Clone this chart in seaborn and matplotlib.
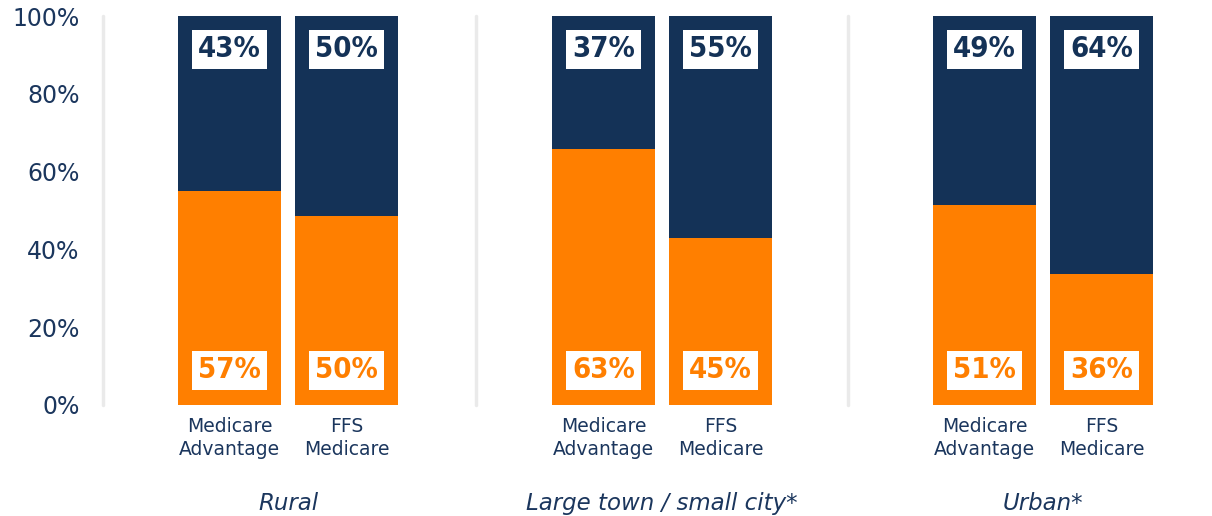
import os
import numpy as np
import pandas as pd
import seaborn as sns
import matplotlib
matplotlib.use("Agg")
import matplotlib.pyplot as plt
from matplotlib import font_manager
from matplotlib.font_manager import FontProperties
from matplotlib.transforms import blended_transform_factory

# ---------------- data ----------------
groups = ["Rural", "Large town / small city*", "Urban*"]
plans = ["Medicare\nAdvantage", "FFS\nMedicare"]
orange_share = [55.0, 48.6, 65.8, 42.9, 51.4, 33.7]   # bar heights (%)
navy_share = [45.0, 51.4, 34.2, 57.1, 48.6, 66.3]     # bar heights (%)
orange_labels = ["57%", "50%", "63%", "45%", "51%", "36%"]
navy_labels = ["43%", "50%", "37%", "55%", "49%", "64%"]
y_ticks = [0, 20, 40, 60, 80, 100]
y_tick_labels = ["0%", "20%", "40%", "60%", "80%", "100%"]

# ---------------- style ----------------
NAVY = "#143257"
ORANGE = "#FF7F00"
TEXT = "#1B365D"
GRID = "#EAEAEA"

sns.set_theme(style="white")
plt.rcParams["font.family"] = ["DejaVu Sans"]

# find a narrow, heavy face for the value labels (Impact-like)
files = [f.fname for f in font_manager.fontManager.ttflist]
prefs = ["NotoSans-ExtraCondensedBlack", "NotoSans-ExtraCondensedExtraBold",
         "NotoSans-ExtraCondensedBold", "NotoSans-CondensedBlack",
         "NotoSans-CondensedBold", "LiberationSansNarrow-Bold",
         "DejaVuSansCondensed-Bold"]
label_fp = None
chosen = None
for p in prefs:
    hits = [f for f in files if os.path.basename(f).startswith(p + ".")]
    if hits:
        chosen = p
        label_fp = FontProperties(fname=hits[0])
        break
if label_fp is None:
    label_fp = FontProperties(family="DejaVu Sans", weight="bold", stretch="condensed")
print("label font:", chosen)

# layout (pixel-like units on x)
group_centers = [288, 662, 1043]
bar_step = 117
bar_w = 103
group_edges = [103, 476, 848]

positions = []
for c in group_centers:
    positions += [c - bar_step / 2, c + bar_step / 2]

df = pd.DataFrame({
    "pos": positions,
    "orange": orange_share,
    "total": np.array(orange_share) + np.array(navy_share),
})

fig = plt.figure(figsize=(12.12, 5.16), dpi=100)
ax = fig.add_axes([103 / 1212, (516 - 405) / 516, (1212 - 103) / 1212, 389 / 516])

sns.barplot(data=df, x="pos", y="total", native_scale=True, width=bar_w / bar_step,
            color=NAVY, saturation=1, linewidth=0, errorbar=None, ax=ax)
sns.barplot(data=df, x="pos", y="orange", native_scale=True, width=bar_w / bar_step,
            color=ORANGE, saturation=1, linewidth=0, errorbar=None, ax=ax)

ax.set_xlim(103, 1212)
ax.set_ylim(0, 100)
for e in group_edges:
    ax.axvline(e, color=GRID, lw=2.5, zorder=0, clip_on=False)

for s in ax.spines.values():
    s.set_visible(False)

ax.set_yticks(y_ticks)
ax.set_yticklabels(y_tick_labels, fontsize=17, color=TEXT)
ax.set_xticks(positions)
ax.set_xticklabels(plans * len(groups), fontsize=13.5, color=TEXT, linespacing=1.25)
ax.tick_params(axis="y", length=0, pad=17)
ax.tick_params(axis="x", length=0, pad=9)
ax.set_xlabel("")
ax.set_ylabel("")

# value labels
fsize = 24 if chosen and "Noto" in chosen else 21
label_fp.set_size(fsize)
for p, nl, ol in zip(positions, navy_labels, orange_labels):
    ax.text(p, 91.4, nl, ha="center", va="center", fontproperties=label_fp, color=NAVY,
            bbox=dict(boxstyle="square,pad=0.2", fc="white", ec="none"))
    ax.text(p, 8.9, ol, ha="center", va="center", fontproperties=label_fp, color=ORANGE,
            bbox=dict(boxstyle="square,pad=0.2", fc="white", ec="none"))

# group labels
trans = blended_transform_factory(ax.transData, ax.transAxes)
for c, g in zip(group_centers, groups):
    ax.text(c, -0.252, g, transform=trans, ha="center", va="center",
            fontsize=16.5, style="italic", color=TEXT)

fig.savefig("out.png", dpi=100)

.....

Problem to solve: For the listing above, give the number of lines in which the string "matplotlib" occurs, and nothing else.

Completed task: 7